Raw data:
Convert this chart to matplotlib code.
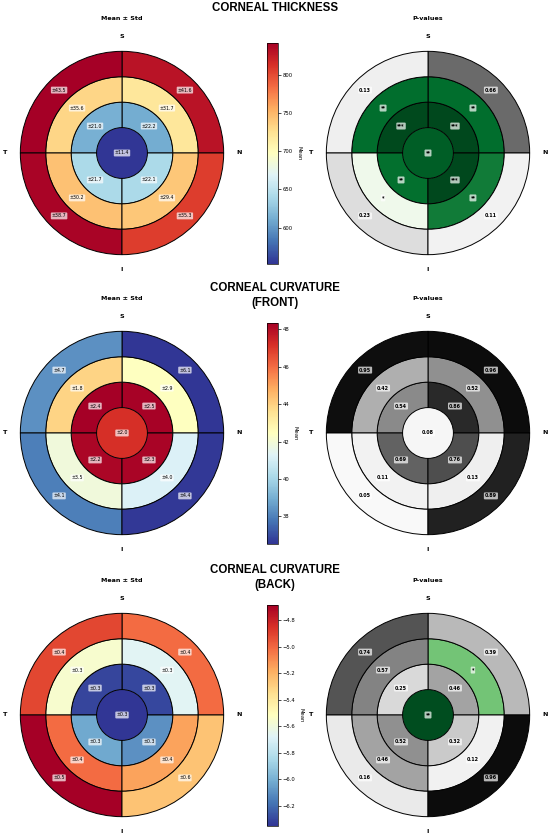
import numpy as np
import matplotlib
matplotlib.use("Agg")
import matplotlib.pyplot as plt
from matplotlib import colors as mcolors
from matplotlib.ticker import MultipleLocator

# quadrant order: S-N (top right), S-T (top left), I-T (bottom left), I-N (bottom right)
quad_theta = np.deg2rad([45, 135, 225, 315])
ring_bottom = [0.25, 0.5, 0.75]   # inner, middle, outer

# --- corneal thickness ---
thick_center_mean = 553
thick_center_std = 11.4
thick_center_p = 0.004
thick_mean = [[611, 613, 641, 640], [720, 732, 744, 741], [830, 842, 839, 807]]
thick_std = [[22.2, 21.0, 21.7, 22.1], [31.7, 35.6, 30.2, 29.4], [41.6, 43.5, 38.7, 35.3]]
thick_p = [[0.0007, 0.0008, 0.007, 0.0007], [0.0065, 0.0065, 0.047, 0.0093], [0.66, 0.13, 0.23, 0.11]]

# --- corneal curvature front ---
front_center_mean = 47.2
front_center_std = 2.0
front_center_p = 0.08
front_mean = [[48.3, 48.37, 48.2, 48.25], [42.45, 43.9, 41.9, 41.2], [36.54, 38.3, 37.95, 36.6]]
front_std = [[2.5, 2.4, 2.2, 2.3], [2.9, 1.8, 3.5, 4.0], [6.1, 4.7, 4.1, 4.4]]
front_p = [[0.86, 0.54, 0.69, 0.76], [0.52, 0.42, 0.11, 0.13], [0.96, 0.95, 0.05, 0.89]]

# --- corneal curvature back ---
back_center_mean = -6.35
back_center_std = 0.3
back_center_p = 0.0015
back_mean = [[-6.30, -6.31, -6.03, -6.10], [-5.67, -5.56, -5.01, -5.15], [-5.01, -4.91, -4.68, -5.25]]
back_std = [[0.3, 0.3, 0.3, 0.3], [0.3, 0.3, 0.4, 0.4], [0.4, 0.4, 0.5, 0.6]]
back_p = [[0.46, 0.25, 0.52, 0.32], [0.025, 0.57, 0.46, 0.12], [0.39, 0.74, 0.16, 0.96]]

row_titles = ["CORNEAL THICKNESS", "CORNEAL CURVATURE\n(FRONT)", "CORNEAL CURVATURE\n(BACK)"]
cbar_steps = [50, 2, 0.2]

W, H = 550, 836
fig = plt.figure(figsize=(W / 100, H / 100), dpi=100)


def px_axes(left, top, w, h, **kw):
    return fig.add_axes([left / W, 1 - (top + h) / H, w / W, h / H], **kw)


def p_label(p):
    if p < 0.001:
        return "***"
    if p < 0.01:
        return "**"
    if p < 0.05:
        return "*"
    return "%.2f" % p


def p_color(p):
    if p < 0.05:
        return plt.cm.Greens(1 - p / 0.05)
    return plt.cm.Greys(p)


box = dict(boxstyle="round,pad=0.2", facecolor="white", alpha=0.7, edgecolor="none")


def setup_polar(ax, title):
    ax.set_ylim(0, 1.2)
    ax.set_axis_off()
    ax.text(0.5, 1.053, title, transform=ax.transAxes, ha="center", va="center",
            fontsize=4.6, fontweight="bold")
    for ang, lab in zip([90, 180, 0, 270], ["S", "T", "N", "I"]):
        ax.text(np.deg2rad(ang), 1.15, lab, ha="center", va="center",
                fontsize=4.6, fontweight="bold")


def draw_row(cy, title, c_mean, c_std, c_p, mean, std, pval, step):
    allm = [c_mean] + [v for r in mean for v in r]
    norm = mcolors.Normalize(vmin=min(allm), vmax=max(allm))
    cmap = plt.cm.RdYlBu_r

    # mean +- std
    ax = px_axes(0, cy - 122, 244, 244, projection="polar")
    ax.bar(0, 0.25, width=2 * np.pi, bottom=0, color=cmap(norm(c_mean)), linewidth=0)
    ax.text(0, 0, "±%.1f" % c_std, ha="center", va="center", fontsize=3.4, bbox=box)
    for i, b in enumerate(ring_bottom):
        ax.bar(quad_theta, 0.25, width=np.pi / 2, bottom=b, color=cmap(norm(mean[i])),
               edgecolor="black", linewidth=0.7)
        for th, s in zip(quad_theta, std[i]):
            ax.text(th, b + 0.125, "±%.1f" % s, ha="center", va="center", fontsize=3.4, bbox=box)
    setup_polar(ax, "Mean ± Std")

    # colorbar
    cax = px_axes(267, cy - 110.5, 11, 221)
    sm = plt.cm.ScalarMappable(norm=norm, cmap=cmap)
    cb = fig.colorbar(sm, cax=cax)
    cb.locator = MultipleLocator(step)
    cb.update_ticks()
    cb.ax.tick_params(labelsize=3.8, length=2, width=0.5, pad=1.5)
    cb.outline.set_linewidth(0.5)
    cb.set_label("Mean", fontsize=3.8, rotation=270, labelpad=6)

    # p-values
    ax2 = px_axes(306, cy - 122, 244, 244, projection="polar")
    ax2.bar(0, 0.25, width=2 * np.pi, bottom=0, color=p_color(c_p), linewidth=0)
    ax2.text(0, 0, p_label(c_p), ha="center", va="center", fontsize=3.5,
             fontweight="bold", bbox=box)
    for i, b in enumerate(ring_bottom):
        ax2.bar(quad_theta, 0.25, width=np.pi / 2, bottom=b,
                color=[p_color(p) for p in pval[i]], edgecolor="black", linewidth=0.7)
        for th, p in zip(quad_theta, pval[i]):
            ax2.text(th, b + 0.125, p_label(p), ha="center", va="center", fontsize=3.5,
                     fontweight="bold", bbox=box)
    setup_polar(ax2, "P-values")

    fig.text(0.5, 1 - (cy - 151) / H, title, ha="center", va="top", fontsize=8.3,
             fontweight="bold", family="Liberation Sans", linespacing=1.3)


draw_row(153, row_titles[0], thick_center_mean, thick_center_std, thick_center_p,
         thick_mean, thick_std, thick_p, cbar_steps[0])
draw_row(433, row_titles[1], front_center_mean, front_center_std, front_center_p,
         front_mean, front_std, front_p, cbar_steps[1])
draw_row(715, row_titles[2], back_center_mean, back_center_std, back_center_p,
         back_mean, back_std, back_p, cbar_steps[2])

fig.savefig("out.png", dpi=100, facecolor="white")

Work to complete:
Quote the data above in full, leaving out the pictures it holds.

Written response:
Convert this chart to matplotlib code.
import numpy as np
import matplotlib
matplotlib.use("Agg")
import matplotlib.pyplot as plt
from matplotlib import colors as mcolors
from matplotlib.ticker import MultipleLocator

# quadrant order: S-N (top right), S-T (top left), I-T (bottom left), I-N (bottom right)
quad_theta = np.deg2rad([45, 135, 225, 315])
ring_bottom = [0.25, 0.5, 0.75]   # inner, middle, outer

# --- corneal thickness ---
thick_center_mean = 553
thick_center_std = 11.4
thick_center_p = 0.004
thick_mean = [[611, 613, 641, 640], [720, 732, 744, 741], [830, 842, 839, 807]]
thick_std = [[22.2, 21.0, 21.7, 22.1], [31.7, 35.6, 30.2, 29.4], [41.6, 43.5, 38.7, 35.3]]
thick_p = [[0.0007, 0.0008, 0.007, 0.0007], [0.0065, 0.0065, 0.047, 0.0093], [0.66, 0.13, 0.23, 0.11]]

# --- corneal curvature front ---
front_center_mean = 47.2
front_center_std = 2.0
front_center_p = 0.08
front_mean = [[48.3, 48.37, 48.2, 48.25], [42.45, 43.9, 41.9, 41.2], [36.54, 38.3, 37.95, 36.6]]
front_std = [[2.5, 2.4, 2.2, 2.3], [2.9, 1.8, 3.5, 4.0], [6.1, 4.7, 4.1, 4.4]]
front_p = [[0.86, 0.54, 0.69, 0.76], [0.52, 0.42, 0.11, 0.13], [0.96, 0.95, 0.05, 0.89]]

# --- corneal curvature back ---
back_center_mean = -6.35
back_center_std = 0.3
back_center_p = 0.0015
back_mean = [[-6.30, -6.31, -6.03, -6.10], [-5.67, -5.56, -5.01, -5.15], [-5.01, -4.91, -4.68, -5.25]]
back_std = [[0.3, 0.3, 0.3, 0.3], [0.3, 0.3, 0.4, 0.4], [0.4, 0.4, 0.5, 0.6]]
back_p = [[0.46, 0.25, 0.52, 0.32], [0.025, 0.57, 0.46, 0.12], [0.39, 0.74, 0.16, 0.96]]

row_titles = ["CORNEAL THICKNESS", "CORNEAL CURVATURE\n(FRONT)", "CORNEAL CURVATURE\n(BACK)"]
cbar_steps = [50, 2, 0.2]

W, H = 550, 836
fig = plt.figure(figsize=(W / 100, H / 100), dpi=100)


def px_axes(left, top, w, h, **kw):
    return fig.add_axes([left / W, 1 - (top + h) / H, w / W, h / H], **kw)


def p_label(p):
    if p < 0.001:
        return "***"
    if p < 0.01:
        return "**"
    if p < 0.05:
        return "*"
    return "%.2f" % p


def p_color(p):
    if p < 0.05:
        return plt.cm.Greens(1 - p / 0.05)
    return plt.cm.Greys(p)


box = dict(boxstyle="round,pad=0.2", facecolor="white", alpha=0.7, edgecolor="none")


def setup_polar(ax, title):
    ax.set_ylim(0, 1.2)
    ax.set_axis_off()
    ax.text(0.5, 1.053, title, transform=ax.transAxes, ha="center", va="center",
            fontsize=4.6, fontweight="bold")
    for ang, lab in zip([90, 180, 0, 270], ["S", "T", "N", "I"]):
        ax.text(np.deg2rad(ang), 1.15, lab, ha="center", va="center",
                fontsize=4.6, fontweight="bold")


def draw_row(cy, title, c_mean, c_std, c_p, mean, std, pval, step):
    allm = [c_mean] + [v for r in mean for v in r]
    norm = mcolors.Normalize(vmin=min(allm), vmax=max(allm))
    cmap = plt.cm.RdYlBu_r

    # mean +- std
    ax = px_axes(0, cy - 122, 244, 244, projection="polar")
    ax.bar(0, 0.25, width=2 * np.pi, bottom=0, color=cmap(norm(c_mean)), linewidth=0)
    ax.text(0, 0, "±%.1f" % c_std, ha="center", va="center", fontsize=3.4, bbox=box)
    for i, b in enumerate(ring_bottom):
        ax.bar(quad_theta, 0.25, width=np.pi / 2, bottom=b, color=cmap(norm(mean[i])),
               edgecolor="black", linewidth=0.7)
        for th, s in zip(quad_theta, std[i]):
            ax.text(th, b + 0.125, "±%.1f" % s, ha="center", va="center", fontsize=3.4, bbox=box)
    setup_polar(ax, "Mean ± Std")

    # colorbar
    cax = px_axes(267, cy - 110.5, 11, 221)
    sm = plt.cm.ScalarMappable(norm=norm, cmap=cmap)
    cb = fig.colorbar(sm, cax=cax)
    cb.locator = MultipleLocator(step)
    cb.update_ticks()
    cb.ax.tick_params(labelsize=3.8, length=2, width=0.5, pad=1.5)
    cb.outline.set_linewidth(0.5)
    cb.set_label("Mean", fontsize=3.8, rotation=270, labelpad=6)

    # p-values
    ax2 = px_axes(306, cy - 122, 244, 244, projection="polar")
    ax2.bar(0, 0.25, width=2 * np.pi, bottom=0, color=p_color(c_p), linewidth=0)
    ax2.text(0, 0, p_label(c_p), ha="center", va="center", fontsize=3.5,
             fontweight="bold", bbox=box)
    for i, b in enumerate(ring_bottom):
        ax2.bar(quad_theta, 0.25, width=np.pi / 2, bottom=b,
                color=[p_color(p) for p in pval[i]], edgecolor="black", linewidth=0.7)
        for th, p in zip(quad_theta, pval[i]):
            ax2.text(th, b + 0.125, p_label(p), ha="center", va="center", fontsize=3.5,
                     fontweight="bold", bbox=box)
    setup_polar(ax2, "P-values")

    fig.text(0.5, 1 - (cy - 151) / H, title, ha="center", va="top", fontsize=8.3,
             fontweight="bold", family="Liberation Sans", linespacing=1.3)


draw_row(153, row_titles[0], thick_center_mean, thick_center_std, thick_center_p,
         thick_mean, thick_std, thick_p, cbar_steps[0])
draw_row(433, row_titles[1], front_center_mean, front_center_std, front_center_p,
         front_mean, front_std, front_p, cbar_steps[1])
draw_row(715, row_titles[2], back_center_mean, back_center_std, back_center_p,
         back_mean, back_std, back_p, cbar_steps[2])

fig.savefig("out.png", dpi=100, facecolor="white")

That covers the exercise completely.